Elizabeth P. Benson provides an engaging overview of the depiction of animals in the pre-Columbian art of Latin America. Drawing on an extensive set of images (many of them previously unpublished) from the collections of the Carnegie Museum of Natural History, the University of Pennsylvania Museum of Archaeology and Anthropology, and the Florida Museum of Natural History, she examines the practical, ritualistic, and mythic importance of animals in pre-Columbian life as well as the meanings that animals still have for the modern descendants of those indigenous peoples.
Conveniently arranged by animal groups and beautifully illustrated, Benson’s survey encompasses all artistic media and spans the pre-Columbian cultures of Mexico, Belize, Guatemala, Costa Rica, Panama, Colombia, Ecuador, and Peru. Her approach organizes a lifetime of scholarship and a wealth of source material into a fascinating collection of pre-Columbian images.

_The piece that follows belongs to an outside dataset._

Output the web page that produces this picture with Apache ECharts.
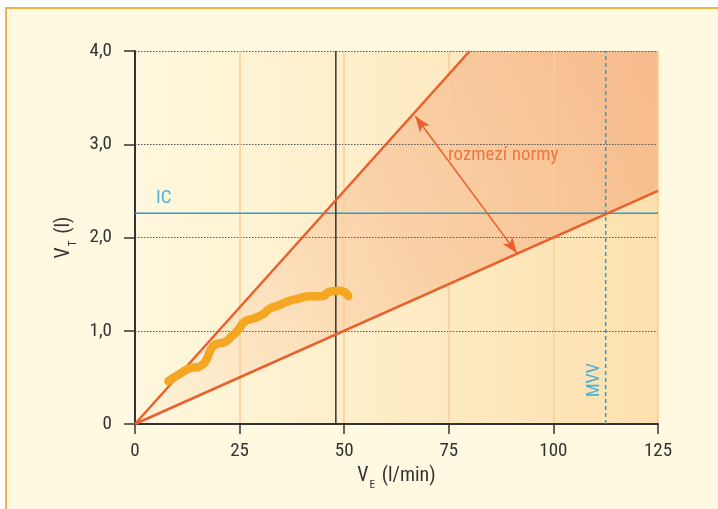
<!DOCTYPE html>
<html><head><meta charset="utf-8">
<script src="https://cdn.jsdelivr.net/npm/echarts@6/dist/echarts.min.js"></script>
<style>
html,body{margin:0;padding:0;background:#fff;width:718px;height:509px;overflow:hidden;}
#frame{position:absolute;left:5px;top:7px;width:713px;height:502px;background:#FFF9E2;border-left:2px solid #F6B24A;border-top:2px solid #F6B24A;box-sizing:border-box;}
#chart{position:absolute;left:0;top:0;width:718px;height:509px;}
</style></head><body>
<div id="frame"></div>
<div id="chart"></div>
<script>
// ---- data ----
const xTicks = [0, 25, 50, 75, 100, 125];
const yTickLabels = ['0', '1,0', '2,0', '3,0', '4,0'];
const upperNorm = [[0, 0], [80, 4]];      // V_T = VE/20
const lowerNorm = [[0, 0], [125, 2.5]];   // V_T = VE/50
const icValue = 2.26;
const mvvValue = 112.5;
const markerVE = 48;
const patientVE = [8.0, 10.8, 13.2, 15.1, 16.5, 17.4, 18.0, 19.1, 21.5, 23.1, 24.3, 26.3, 28.3, 30.3, 32.3, 34.3, 36.3, 38.7, 41.8, 44.6, 46.6, 49.0, 51.0];
const patientVT = [0.46, 0.54, 0.60, 0.61, 0.65, 0.72, 0.79, 0.85, 0.88, 0.94, 0.99, 1.10, 1.13, 1.17, 1.24, 1.27, 1.31, 1.34, 1.37, 1.37, 1.42, 1.43, 1.37];
const arrowFrom = [67.0, 3.30];
const arrowTo = [91.3, 1.83];
const labelIC = [6.9, 2.42];
const labelMVV = [109.8, 0.47];
const labelNorm = [88.0, 2.88];

const FONT = "'Roboto Condensed', 'Fira Sans Condensed', 'DejaVu Sans Condensed', sans-serif";
const TXT = '#333333';
const ORANGE = '#E8602C';
const BLUE = '#22A0DA';

const chart = echarts.init(document.getElementById('chart'), null, {renderer: 'canvas'});

const xMin = xTicks[0], xMax = xTicks[xTicks.length - 1];
const yMin = 0, yMax = yTickLabels.length - 1;

const subRich = {
  a: {fontFamily: FONT, fontSize: 20, color: TXT, verticalAlign: 'bottom', padding: [0, 0, 5, 0]},
  b: {fontFamily: FONT, fontSize: 11, color: TXT, verticalAlign: 'bottom', padding: [0, 2, 0, 1]}
};

const option = {
  animation: false,
  backgroundColor: 'transparent',
  grid: {
    left: 135, right: 60, top: 51, bottom: 85, show: true, borderWidth: 0,
    backgroundColor: new echarts.graphic.LinearGradient(0, 0, 1, 0, [
      {offset: 0, color: '#FFF8DE'},
      {offset: 1, color: '#FDE0AE'}
    ])
  },
  xAxis: {
    type: 'value', min: xMin, max: xMax, interval: 25, z: 3,
    name: '{a|V}{b|E}{a| (l/min)}', nameLocation: 'middle', nameGap: 42,
    nameTextStyle: {rich: subRich},
    axisLine: {lineStyle: {color: '#333', width: 2}},
    axisTick: {length: 10, lineStyle: {color: '#333', width: 1.5}},
    axisLabel: {margin: 18, fontFamily: FONT, fontSize: 19, color: TXT},
    splitLine: {show: true, lineStyle: {color: 'rgba(250,205,150,0.75)', width: 2}}
  },
  yAxis: {
    type: 'value', min: yMin, max: yMax, interval: 1, z: 3,
    name: '{a|V}{b|T}{a| (l)}', nameLocation: 'middle', nameGap: 52, nameRotate: 90,
    nameTextStyle: {rich: subRich},
    axisLine: {show: true, lineStyle: {color: '#333', width: 2}},
    axisTick: {show: true, length: 11, lineStyle: {color: '#333', width: 1.5}},
    axisLabel: {margin: 23, fontFamily: FONT, fontSize: 19, color: TXT,
      formatter: v => yTickLabels[Math.round(v)]},
    splitLine: {show: true, lineStyle: {color: '#555', width: 1, type: [1.5, 1.5]}}
  },
  series: [
    {
      type: 'custom', z: 1, silent: true,
      data: [0],
      renderItem: function (params, api) {
        const pts = [upperNorm[0], upperNorm[1], [xMax, yMax], lowerNorm[1]].map(p => api.coord(p));
        return {
          type: 'polygon',
          shape: {points: pts},
          style: {
            fill: new echarts.graphic.LinearGradient(0, 1, 1, 0, [
              {offset: 0, color: 'rgba(245,175,125,0.05)'},
              {offset: 0.5, color: 'rgba(243,165,118,0.36)'},
              {offset: 1, color: 'rgba(242,160,115,0.58)'}
            ])
          }
        };
      }
    },
    {
      type: 'line', z: 4, symbol: 'none', silent: true,
      data: upperNorm, lineStyle: {color: ORANGE, width: 2.5},
      markLine: {
        silent: true, symbol: ['arrow', 'arrow'], symbolSize: [9, 16],
        lineStyle: {color: ORANGE, width: 1.5, type: 'solid'},
        label: {show: false},
        data: [[{coord: arrowFrom}, {coord: arrowTo}]]
      }
    },
    {type: 'line', z: 4, symbol: 'none', silent: true, data: lowerNorm, lineStyle: {color: ORANGE, width: 2.5}},
    {type: 'line', z: 3, symbol: 'none', silent: true, data: [[xMin, icValue], [xMax, icValue]], lineStyle: {color: BLUE, width: 1.5}},
    {type: 'line', z: 3, symbol: 'none', silent: true, data: [[mvvValue, yMin], [mvvValue, yMax]], lineStyle: {color: BLUE, width: 1.5, type: [4, 3]}},
    {type: 'line', z: 3, symbol: 'none', silent: true, data: [[markerVE, yMin], [markerVE, yMax]], lineStyle: {color: '#333', width: 1.5}},
    {
      type: 'line', z: 6, symbol: 'none', silent: true, smooth: 0.5,
      data: patientVE.map((v, i) => [v, patientVT[i]]),
      lineStyle: {color: '#F5A623', width: 8.5, cap: 'round', join: 'round'}
    },
    {
      type: 'scatter', z: 7, silent: true, symbolSize: 1, itemStyle: {color: 'transparent'},
      data: [
        {value: labelIC, label: {formatter: 'IC', color: BLUE, fontSize: 19}},
        {value: labelMVV, label: {formatter: 'MVV', color: BLUE, fontSize: 18, rotate: 90}},
        {value: labelNorm, label: {formatter: 'rozmezí normy', color: ORANGE, fontSize: 19}}
      ],
      label: {show: true, position: 'inside', fontFamily: FONT}
    }
  ]
};
chart.setOption(option);
</script>
</body></html>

Her cross-cultural comparison examines animal symbolism in terms of natural history, archaeology, early Spanish accounts, and recent folklore.
Benson’s work also highlights common themes in the relationship between human beings and animals across several centuries and cultures and so offers insight into these societies and their perceptions of the world around them. Providing information on animals and the beliefs surrounding them, the cultural contexts of their depiction, and the cultures to which they were important, Birds and Beasts of Ancient Latin America will appeal to archaeologists, cultural historians, and anthropologists; to anyone interested in pre-Columbian art and mythology; and to modern-day bird and animal lovers.